GOP insiders express uncommon pessimism ON POLITICS



LANSING, Mich. -- As the presidential campaign goes into its final two weeks, an uncommon pessimism bordering on resignation appears to have gripped many Republican Party leaders and functionaries. Reports are rife of job resumes circulating madly around Washington and the country from Bush administration officeholders at fairly high levels.

Casual conversations with those encountered on the campaign trail, all off the record to be sure, reflect a sense that barring a political miracle between now and Nov. 3, they will be looking at the want ads after the election, or at least letting the professional headhunters know they will be available come the next Inauguration Day, Jan. 20. Some even engage in speculation on who will get the top jobs in the Clinton administration.
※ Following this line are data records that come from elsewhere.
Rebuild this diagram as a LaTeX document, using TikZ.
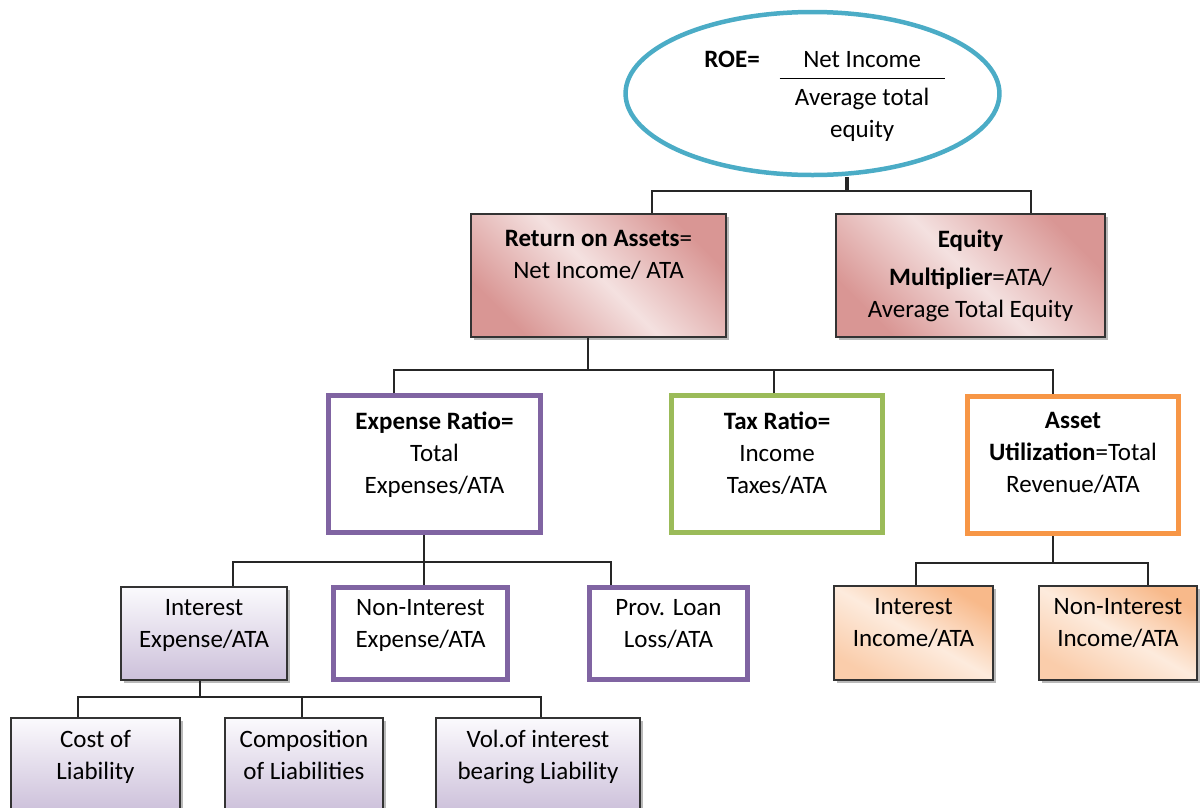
\documentclass[tikz,border=0pt]{standalone}
\usepackage{fontspec}
\setmainfont{Carlito}
\usetikzlibrary{positioning,shapes.geometric,shadows}
\definecolor{roeblue}{HTML}{4BACC6}
\definecolor{roadark}{HTML}{D99694}
\definecolor{roalight}{HTML}{F4E1E0}
\definecolor{lilacdark}{HTML}{CCC0DA}
\definecolor{lilaclight}{HTML}{FBFAFD}
\definecolor{peachdark}{HTML}{F8B98A}
\definecolor{peachlight}{HTML}{FDEBDD}
\definecolor{ratiopurple}{HTML}{8064A2}
\definecolor{ratiogreen}{HTML}{9BBB59}
\definecolor{ratioorange}{HTML}{F79646}
\setlength{\arrayrulewidth}{1.2pt}
\newcommand{\lift}[1]{\rule[-#1]{0pt}{#1}}
\tikzset{
 base/.style={rectangle,align=center,inner sep=2pt,font=\fontsize{25}{32}\selectfont},
 shadebox/.style={base,draw=black!80,line width=1.5pt,drop shadow={shadow xshift=3pt,shadow yshift=-3pt,fill=black!55}},
 pinkbox/.style={shadebox,top color=roadark,bottom color=roadark,middle color=roalight,shading angle=-45},
 lilacbox/.style={shadebox,top color=lilaclight,bottom color=lilacdark},
 peachbox/.style={shadebox,top color=peachdark,bottom color=peachdark!60!peachlight,middle color=peachlight,shading angle=-30},
 ringbox/.style={base,line width=5pt,fill=white},
 link/.style={draw=black!85,line width=1.5pt},
 stub/.style={draw=black!85,line width=4pt}}
\begin{document}
\begin{tikzpicture}[x=1pt,y=-1pt]
\useasboundingbox (0,0) rectangle (1200,807);
\clip (0,0) rectangle (1200,807);
% top ellipse
\node[ellipse,draw=roeblue,line width=4.5pt,minimum width=371pt,minimum height=163pt,inner sep=0pt,font=\fontsize{25}{32}\selectfont] (roe) at (812.5,93.5)
 {\begin{tabular}{@{\hspace{24pt}}l@{\hspace{20pt}}c@{}}
 \rule{0pt}{28pt}\textbf{ROE=} & \makebox[165pt]{Net Income}\\ \cline{2-2}
 & \rule{0pt}{28pt}Average total\\
 & equity
 \end{tabular}};
% level 1
\node[pinkbox,minimum width=255pt,minimum height=123pt] (roa) at (598.5,275.5) {\textbf{Return on Assets}=\\Net Income/ ATA\lift{42pt}};
\node[pinkbox,minimum width=269pt,minimum height=123pt] (em) at (970.5,275.5) {\textbf{Equity}\\[6pt]\textbf{Multiplier}=ATA/\\Average Total Equity};
% level 2
\node[ringbox,draw=ratiopurple,minimum width=212pt,minimum height=137pt] (exp) at (434.5,464) {\textbf{Expense Ratio=}\\Total\\Expenses/ATA\lift{22pt}};
\node[ringbox,draw=ratiogreen,minimum width=211pt,minimum height=137pt] (tax) at (777,464) {\textbf{Tax Ratio=}\\Income\\Taxes/ATA\lift{22pt}};
\node[ringbox,draw=ratioorange,minimum width=211pt,minimum height=137pt] (asset) at (1073,465) {\textbf{Asset}\\\textbf{Utilization}=Total\\Revenue/ATA\lift{26pt}};
% level 3
\node[lilacbox,minimum width=166pt,minimum height=93pt] (intexp) at (204,633.5) {Interest\\Expense/ATA\lift{21pt}};
\node[ringbox,draw=ratiopurple,minimum width=174pt,minimum height=92pt] (nonintexp) at (420.5,633.5) {Non-Interest\\Expense/ATA\lift{21pt}};
\node[ringbox,draw=ratiopurple,minimum width=158pt,minimum height=92pt] (prov) at (668.5,633.5) {Prov. Loan\\Loss/ATA\lift{21pt}};
\node[peachbox,minimum width=159pt,minimum height=94pt] (intinc) at (913.5,633) {Interest\\Income/ATA\lift{21pt}};
\node[peachbox,minimum width=158pt,minimum height=94pt] (nonintinc) at (1118,633) {Non-Interest\\Income/ATA\lift{21pt}};
% level 4
\node[lilacbox,minimum width=169pt,minimum height=94pt] (cost) at (95.5,765) {Cost of\\Liability\lift{20pt}};
\node[lilacbox,minimum width=158pt,minimum height=94pt] (comp) at (304,765) {Composition\\of Liabilities\lift{20pt}};
\node[lilacbox,minimum width=204pt,minimum height=94pt] (vol) at (538,765) {Vol.of interest\\bearing Liability\lift{20pt}};
% connectors
\coordinate (top) at (847,191);
\draw[stub] (roe.south -| top) -- (top);
\draw[link] ([xshift=53.5pt]roa.north) |- (top) -| ([xshift=60.5pt]em.north);
\coordinate (mid) at (588,370);
\draw[link] ([xshift=-10.5pt]roa.south) -- (mid);
\draw[link] ([xshift=-40.5pt]exp.north) |- (mid) -| ([xshift=-20pt]asset.north);
\draw[link] ([xshift=-3pt]tax.north) -- ([xshift=-3pt]tax.north |- mid);
\coordinate (low) at (424,562);
\draw[link] ([xshift=-10.5pt]exp.south) -- (low);
\draw[link] ([xshift=29pt]intexp.north) |- (low) -| ([xshift=-57.5pt]prov.north);
\draw[link] ([xshift=3.5pt]nonintexp.north) -- ([xshift=3.5pt]nonintexp.north |- low);
\coordinate (rev) at (1053,563);
\draw[link] ([xshift=-20pt]asset.south) -- (rev);
\draw[link] ([xshift=2.5pt]intinc.north) |- (rev) -| ([xshift=30pt]nonintinc.north);
\coordinate (liab) at (200,697);
\draw[link] ([xshift=-4pt]intexp.south) -- (liab);
\draw[link] ([xshift=-17.5pt]cost.north) |- (liab) -| ([xshift=3pt]vol.north);
\draw[link] ([xshift=-2pt]comp.north) -- ([xshift=-2pt]comp.north |- liab);
\end{tikzpicture}
\end{document}
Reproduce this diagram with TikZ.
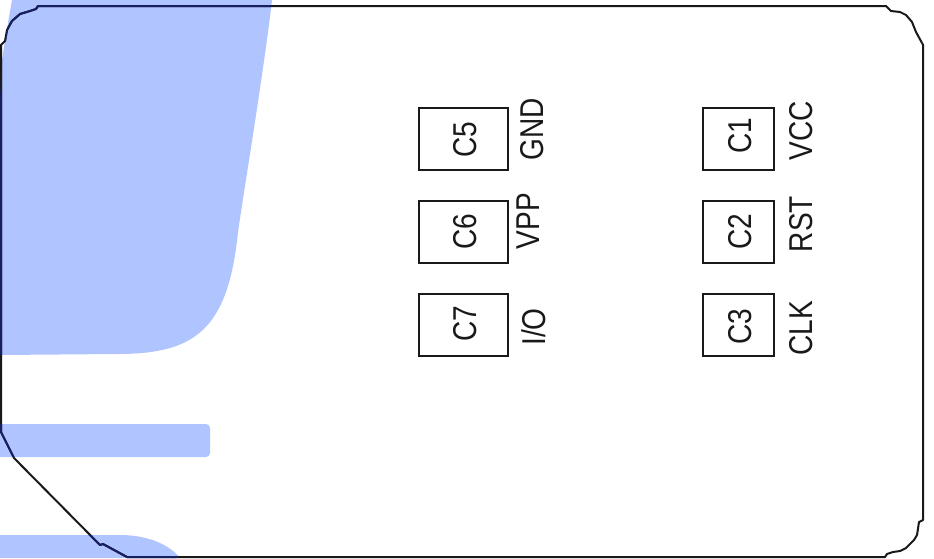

What is uncommon about the pessimism is that, even in their four losing presidential races since World War II, Republicans approached Election Day either with expectations of victory or with self-delusion. Neither of these attitudes seem to exist today among many members of the Grand Old Party.

The polls certainly provide an abundant rationale for pessimism, but so did they in 1964, when they indicated -- and proved to be true -- that Sen. Barry Goldwater, the Republican nominee, was going to be snowed under by the Democratic incumbent, Lyndon B. Johnson.

Many of the Goldwaterites, however, remained convinced of victory to the end. They fantasized that a host of voters who constituted "the silent majority" would rise up to smite the liberal incumbent. On election night, they were crestfallen that it didn't happen.

In the other years of Republican presidential defeats -- 1948, 1960 and 1976 -- pessimism did not set in for the simple reason that the GOP nominee either was expected to win or came close to winning. In the famous 1948 upset by Democratic incumbent Harry S Truman over Thomas E. Dewey, the pollsters had Dewey so comfortably ahead that they stopped polling before the last weekend. All the pessimism was on the Democratic side, although Truman professed confidence throughout that he would be elected.

In 1960, the Republican nominee, Vice President Richard M. Nixon, was running neck-and-neck with the Democratic nominee, Sen. John F. Kennedy, and drawing crowds that were comparable to Kennedy's. And in 1976, incumbent President Gerald R. Ford was fast closing on Democratic nominee Jimmy Carter in the final days of the campaign.

A good part of the pessimism about Bush's re-election chances comes from a sense that the president has failed to make a persuasive case that a second Bush term would be much different from the first, at least on the domestic side. The last elected Republican president to lose -- Herbert Hoover in 1932 -- suffered from the same failure, and the Republicans know it.

Furthermore, Bush has fired his best political shots at Democratic nominee Bill Clinton without inflicting perceptible damage on him. After the president's rather benign performance in the second presidential debate in Richmond, questions were being raised about whether Bush already was losing heart.

That impression was underscored by the aggressive showing of Vice President Dan Quayle in his debate with Democratic running mate Al Gore. Quayle's performance put pressure on Bush to emulate his sidekick in Richmond, and when he failed to do so, many Republicans began to express privately whether he was preparing himself for defeat.

State-by-state polls have been breeders of pessimism. The president not only trails badly in most of the 10 largest states, but he is being diverted to defending his base in areas of the

country, notably the South, that he figured to have in his pocket.

At a time the Bush campaign should have settled on a few battleground states where he can pull out the election, insiders note that Bush has been spending valuable time in such states as Texas and Florida and making a train trip through Georgia and the Carolinas.

Finally, the pessimism runs so deep because only 20 months ago, after the Gulf war, Bush was considered a shoo-in. Many Republicans still hope that an upset is in the cards, but that's what it amounts to -- a hope.